* _Available data_

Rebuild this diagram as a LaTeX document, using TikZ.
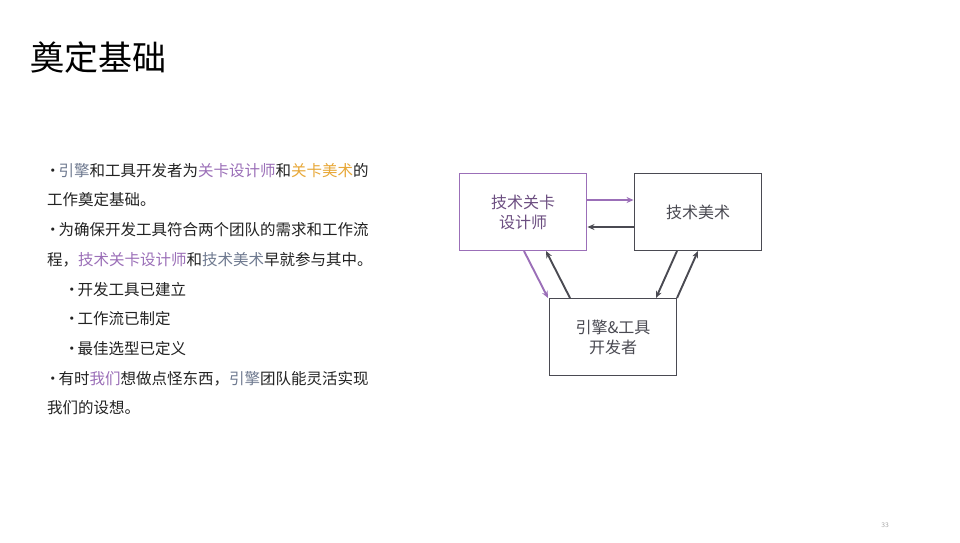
\documentclass[tikz,border=0pt]{standalone}
\usepackage{fontspec}
\newfontfamily\cjk{Noto Sans CJK SC}
\usetikzlibrary{arrows.meta}
\definecolor{pur}{HTML}{9B6FB8}
\definecolor{org}{HTML}{E8A838}
\definecolor{slt}{HTML}{6F7A90}
\definecolor{dk}{HTML}{4A4A52}
\definecolor{txt}{HTML}{222222}
\newcommand{\bdot}{\kern-2pt·\kern-2pt}
\begin{document}
\begin{tikzpicture}[x=1pt,y=-1pt,
  box/.style={draw=dk,line width=1.9pt,fill=white,minimum width=127pt,minimum height=77pt,font=\cjk\fontsize{16}{20}\selectfont,text=dk,align=center},
  ar/.style={line width=1.9pt,-{Stealth[length=7pt,width=6pt]}},
  ln/.style={anchor=base west,font=\cjk\fontsize{15.5}{18}\selectfont,text=txt,inner sep=0pt}]
\useasboundingbox (0,0) rectangle (960,542);
\fill[white] (0,0) rectangle (960,542);
\node[anchor=base west,font=\cjk\fontsize{34}{36}\selectfont,text=black,inner sep=0pt] (title) at (30,70) {奠定基础};
\node[ln] (l1) at (47,176) {\bdot\textcolor{slt}{引擎}和工具开发者为\textcolor{pur}{关卡设计师}和\textcolor{org}{关卡美术}的};
\node[ln] (l2) at (47,205) {工作奠定基础。};
\node[ln] (l3) at (47,235) {\bdot 为确保开发工具符合两个团队的需求和工作流};
\node[ln] (l4) at (47,265) {程，\textcolor{pur}{技术关卡设计师}和\textcolor{slt}{技术美术}早就参与其中。};
\node[ln] (l5) at (66,295) {\bdot 开发工具已建立};
\node[ln] (l6) at (66,324) {\bdot 工作流已制定};
\node[ln] (l7) at (66,354) {\bdot 最佳选型已定义};
\node[ln] (l8) at (47,384) {\bdot 有时\textcolor{pur}{我们}想做点怪东西，\textcolor{slt}{引擎}团队能灵活实现};
\node[ln] (l9) at (47,413) {我们的设想。};
\node[box,draw=pur,text=pur!70!black] (a) at (523,212) {技术关卡\\设计师};
\node[box] (b) at (698,212) {技术美术};
\node[box] (c) at (613,337) {引擎\&工具\\开发者};
\draw[ar,pur] ([yshift=12pt]a.east) -- ([yshift=12pt]b.west);
\draw[ar,dk] ([yshift=-15pt]b.west) -- ([yshift=-15pt]a.east);
\draw[ar,pur] (524,251) -- (548,298);
\draw[ar,dk] (570,298) -- (546,251);
\draw[ar,dk] (677,251) -- (656,298);
\draw[ar,dk] (677,298) -- (698,251);
\node[font=\sffamily\fontsize{7}{8}\selectfont,text=gray!70] (pg) at (885,525) {33};
\end{tikzpicture}
\end{document}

* _Exercise_
Omit every picture, then reproduce the rest of the listing exactly.

* _Result of the task_
Rebuild this diagram as a LaTeX document, using TikZ.
\documentclass[tikz,border=0pt]{standalone}
\usepackage{fontspec}
\newfontfamily\cjk{Noto Sans CJK SC}
\usetikzlibrary{arrows.meta}
\definecolor{pur}{HTML}{9B6FB8}
\definecolor{org}{HTML}{E8A838}
\definecolor{slt}{HTML}{6F7A90}
\definecolor{dk}{HTML}{4A4A52}
\definecolor{txt}{HTML}{222222}
\newcommand{\bdot}{\kern-2pt·\kern-2pt}
\begin{document}
\begin{tikzpicture}[x=1pt,y=-1pt,
  box/.style={draw=dk,line width=1.9pt,fill=white,minimum width=127pt,minimum height=77pt,font=\cjk\fontsize{16}{20}\selectfont,text=dk,align=center},
  ar/.style={line width=1.9pt,-{Stealth[length=7pt,width=6pt]}},
  ln/.style={anchor=base west,font=\cjk\fontsize{15.5}{18}\selectfont,text=txt,inner sep=0pt}]
\useasboundingbox (0,0) rectangle (960,542);
\fill[white] (0,0) rectangle (960,542);
\node[anchor=base west,font=\cjk\fontsize{34}{36}\selectfont,text=black,inner sep=0pt] (title) at (30,70) {奠定基础};
\node[ln] (l1) at (47,176) {\bdot\textcolor{slt}{引擎}和工具开发者为\textcolor{pur}{关卡设计师}和\textcolor{org}{关卡美术}的};
\node[ln] (l2) at (47,205) {工作奠定基础。};
\node[ln] (l3) at (47,235) {\bdot 为确保开发工具符合两个团队的需求和工作流};
\node[ln] (l4) at (47,265) {程，\textcolor{pur}{技术关卡设计师}和\textcolor{slt}{技术美术}早就参与其中。};
\node[ln] (l5) at (66,295) {\bdot 开发工具已建立};
\node[ln] (l6) at (66,324) {\bdot 工作流已制定};
\node[ln] (l7) at (66,354) {\bdot 最佳选型已定义};
\node[ln] (l8) at (47,384) {\bdot 有时\textcolor{pur}{我们}想做点怪东西，\textcolor{slt}{引擎}团队能灵活实现};
\node[ln] (l9) at (47,413) {我们的设想。};
\node[box,draw=pur,text=pur!70!black] (a) at (523,212) {技术关卡\\设计师};
\node[box] (b) at (698,212) {技术美术};
\node[box] (c) at (613,337) {引擎\&工具\\开发者};
\draw[ar,pur] ([yshift=12pt]a.east) -- ([yshift=12pt]b.west);
\draw[ar,dk] ([yshift=-15pt]b.west) -- ([yshift=-15pt]a.east);
\draw[ar,pur] (524,251) -- (548,298);
\draw[ar,dk] (570,298) -- (546,251);
\draw[ar,dk] (677,251) -- (656,298);
\draw[ar,dk] (677,298) -- (698,251);
\node[font=\sffamily\fontsize{7}{8}\selectfont,text=gray!70] (pg) at (885,525) {33};
\end{tikzpicture}
\end{document}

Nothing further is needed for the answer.